American academic (born 1961)

AnaLouise Keating (born June 24, 1961) is an American academic who is professor of Multicultural Women's and Gender Studies at Texas Woman's University in Denton, Texas. She is also the director of the department's PhD program. Keating's multiple books, essays, and edited collections primarily focus on transformation studies, U.S. women-of-color theories, Gloria Anzaldúa and pedagogy.

Keating earned a Doctorate of Philosophy in English in 1990 from University of Illinois at Urbana–Champaign. She has held appointments at Eastern New Mexico University (1990–1999) and Aquinas College (1999–2001).

Keating is currently working on two projects including a book on Gloria Anzaldúa's theories, which is under contract with Duke University Press, and a book on womanist spiritual activism, which is under contract with the University of Illinois Press. Her book on womanist spiritual activism will be a part of her book series, Transformations: Womanist, Feminist, & Indigenous Studies.

Keating is a trustee of the Gloria E. Anzaldúa Literary Trust.

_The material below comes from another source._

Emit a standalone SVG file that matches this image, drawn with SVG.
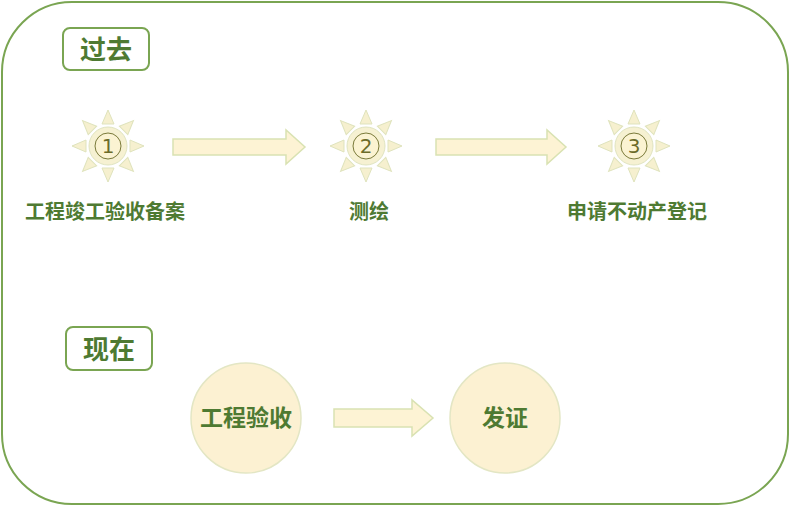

== Selected publications ==
- Keating, AnaLouise. Women Reading Women Writing, Temple University Press, 1996. ISBN 978-1566394208.
- Anzaldúa, Gloria E. Interviews/Entrevistas, edited by AnaLouise Keating, Routledge, 2000. ISBN 978-0415925044.
- Anzaldúa, Gloria E. The Gloria Anzaldúa Reader, edited by AnaLouise Keating, Duke University Press, 2009. ISBN 978-0822345640.
- Anzaldúa, Gloria E., and AnaLouise Keating, editors. this bridge we call home: radical visions for transformation. Routledge, 2002. ISBN 978-0415936828.
- Keating, AnaLouise. Teaching Transformation: Transcultural Classroom Dialogues, Palgrave Macmillan, 2010. ISBN: 978-0230104907.
- Keating, AnaLouise. Transformation Now! Toward a Post-Oppositional Politics of Change. University of Illinois Press, 2012. ISBN: 978-0252079399.
- Keating, AnaLouise. "Speculative Realism, Visionary Pragmatism, and Poet-Shamanic Aesthetics in Gloria Anzaldúa—and Beyond." WSQ: Women's Studies Quarterly, vol. 40, no. 3, 2013, pp. 51–69.
- Keating, AnaLouise. "Spiritual Activism, Visionary Pragmatism, and Threshold Theorizing." Departures in Critical Qualitative Research, vol. 5, no. 3, 2016, pp.: 101–107.
- Anzaldúa, Gloria E. Light in the Dark/Luz en lo Oscuro: Rewriting Identity, Spirituality, Reality, edited by AnaLouise Keating, Duke University Press, 2015. ISBN 978-0822360094.